I used the pattern Byatt by Karie Westermann which calls for a specific brand of yarn, 100g of each colour. I had 100g of the handspun skein and 50 g of the other one, so I thought at some point I’d spin or dye up another 50 g of contrast colour and finish it off that way. However, what I didn’t take in to account is that, unlike with most commercial yarns, you can’t really estimate how much you have by weight. I usually think to myself that 100g of fingering weight is enough for a pair of socks, 450-550g for an aran weight sweater, 300-400g for a fingering weight sweater, 200 g of anything for a shawl, etc. However with this shawl, I ran out of the handspun really really quickly, which is too bad, because it knit up really nicely.

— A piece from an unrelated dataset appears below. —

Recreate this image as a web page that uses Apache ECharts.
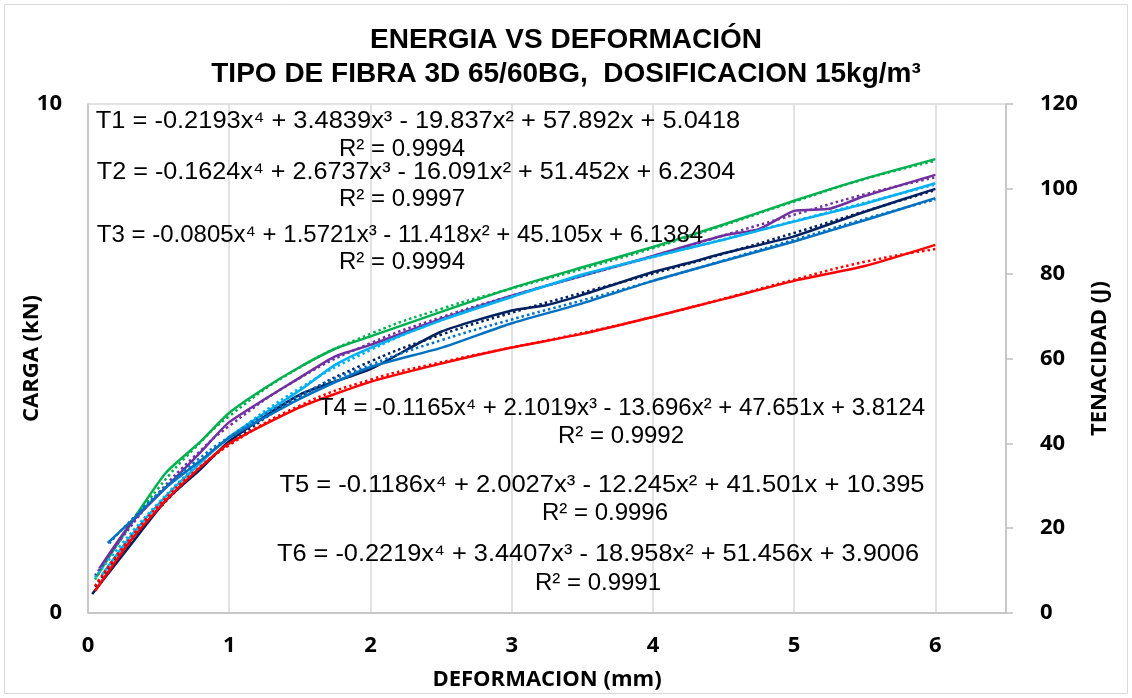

Lovely “from the fold” texture, great colour variegation, and all in all a nice way of showcasing a raw fleece yarn. However, because I ran out so quickly, I had to completely readjust the pattern and then ended up running out of my contract colour too quickly as well, which threw everything off. My solution was to dye up another contract colour and swap it in to the pattern with my other contrast colour as soon as I ran out of handspun. The result is nice, but it’s pretty disheartening to pull back so much work. I could have avoided this if I’d actually paid attention to the yardages I had and the yardages that I needed, and had planned from the beginning.
So the last tip is:
Judge the amount you need by yardage and not by weight
This especially applies to yarn that’s been spun from the fold from raw fleece. The natural kinks and slubs that make yarn handspun from fleece so lovely can also make it heavier, meaning that you have less yardage for every 100 grams. Yarn like this has little pops of felt that give a beautiful organic texture and speak to the origin of the yarn. Fleece felts on the sheep as it rubs against things, stands in the rain, sleeps in the field, and basically lives its life outdoors. Including these felted fleece bits in the yarn feel, to me, like including a bit of the sheep’s story into the work. But you can’t underestimate how dense and heavy they can be. Commerically combed and spun yarns and some hand-carded handspun yarns can have a lot of yardage for less weight because they have a lot more air in them. Spun-from the fold yarns may have a lot more story in them, but they are much denser.
I will continue to knit with my own handspun, so more handspun knitting posts will follow in the future!